There are more hotel rooms in Las Vegas than there are in London. This city of 2 million people is the fastest growing city in the USA. With over 39 million tourists a year arriving here, and a growth in overseas visitors of 9% in the first quarter of 2008, it is easy to become hypnotised by the statistics. For example 67,000 of the room total are contained in just 15 hotels. The statistics spew out as if they are silver coins dropping into the winner’s tray on some giant slot machine.
Huge though the numbers are, and the hotels generate enough in taxes for the State to charge no income tax, it is not the statistics that are worth marvelling at. No, the wonder here is that these huge hotels, with up to 7,000 rooms and 20,000 employees in just one of the behemoths alone, are able to manage their hospitality operation and their interiors without losing a sense of style throughout. There are some awful hotels here, some really tacky ones too, but the recent visit and award of no less than 16 Michelin stars to restaurants in the hotels (one receiving three stars) shows the real quality that is here too.

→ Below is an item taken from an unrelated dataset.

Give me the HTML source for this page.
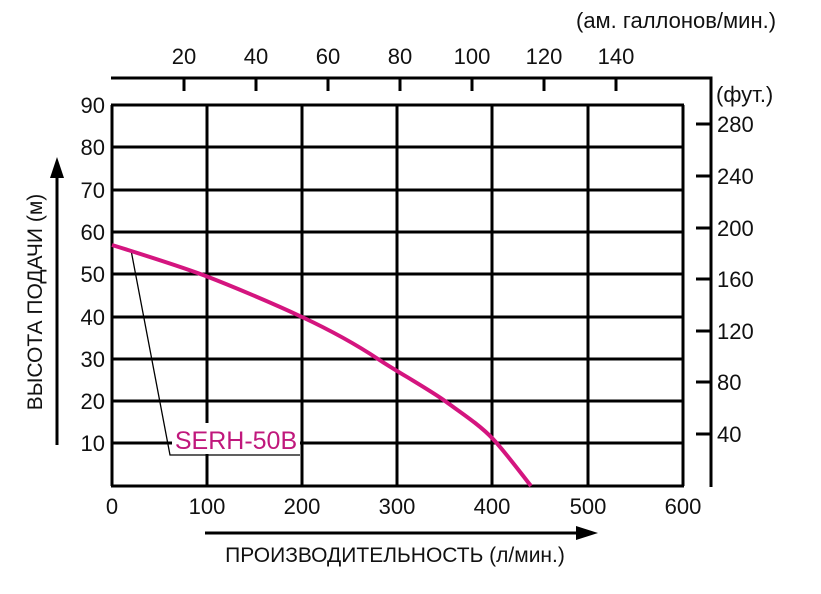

The Wynn was built by the eponymous Steve Wynn, who in an earlier incarnation as the head of the MGM Mirage Corporation was also responsible for developing Bellagio and others. Built on the site of the original Desert Sands Hotel it is indeed a behemoth, currently with 2,716 rooms and with another 2,034 being added in a second resort tower called, suitably, Encore. The delight of the Wynn however is not the scale or the number of rooms; it is the quality of the design. To an eye starved of colour in a European hotels landscape dominated by so-called ‘good taste’ that has led to bleak minimalist interiors in cream and white, or colour schemes that echo old UK railway colours of maroon and cream, the riot of colour resulting from both the bold colour schemes and the imaginative use of planting are a delight to the eye – like an oasis in the desert.
From the outside the sense of style is strong. The two towers stand at one end of the strip their streamlined bronze and cream lines making even Trump’s tower with is 24 carat gold leaf applied to the outside, look dull by comparison, except when Trump is hit by the rising sun when the gold flares and reflects light that diminishes the twenty foot video billboards of the Strip to pallid near-invisibility.
The hotel is hidden from the strip by a 140 high man made 'mountain' from which waterfalls tumble into a small lake, artfully placed to give a water theatre to the hotel bars in the evenings. The hotel doesn’t turn its back on the strip but it encourages visitors to enter to take part in the theatre of the hospitality experience within. The promise of the exterior quality is fulfilled with high quality interiors. Some European aesthetes might say that these are vulgar interiors, but the scale of the spaces demands a treatment that is strong enough to give a sense of place. Here strong colour and decoration are used, continuing a tradition that stretches through Art Deco and Art Nouveau (
epitomised by the competing THEhotel or to the Victorians’ arts and crafts movement (seen authentically in
the Noma in Promnice Poland), encompassing Klimt and the Secessionist movement along the way.
Some European chains have tried to use colour but have just made their hotels dark. Here light is used theatrically to supplement the use of decoration through plasterwork, wall coverings and carpets to create brilliant jewel boxes of interiors. No trick is missed – upholstered ceilings, inset carpets contrasted against marble, strong colour walls stopping corridor ends and contrasting brilliantly with large flower arrangements all given counterpoint by idiosyncratic furniture or tricks of lighting. Yes it is visually busy, and yes the colour handling is full blooded, but the result is to create comfortable yet dramatic spaces that welcome and do not discomfort or diminish the people in them. All combine so that the colour and drama of the gambling floors cease to be an overwhelming experience, sitting as just one experience in a number of equal experiences. The overall aim is to make the visitor feel that the resort is the destination and that gambling, once the primary attraction, is now just another of a number of equally attractive attractions.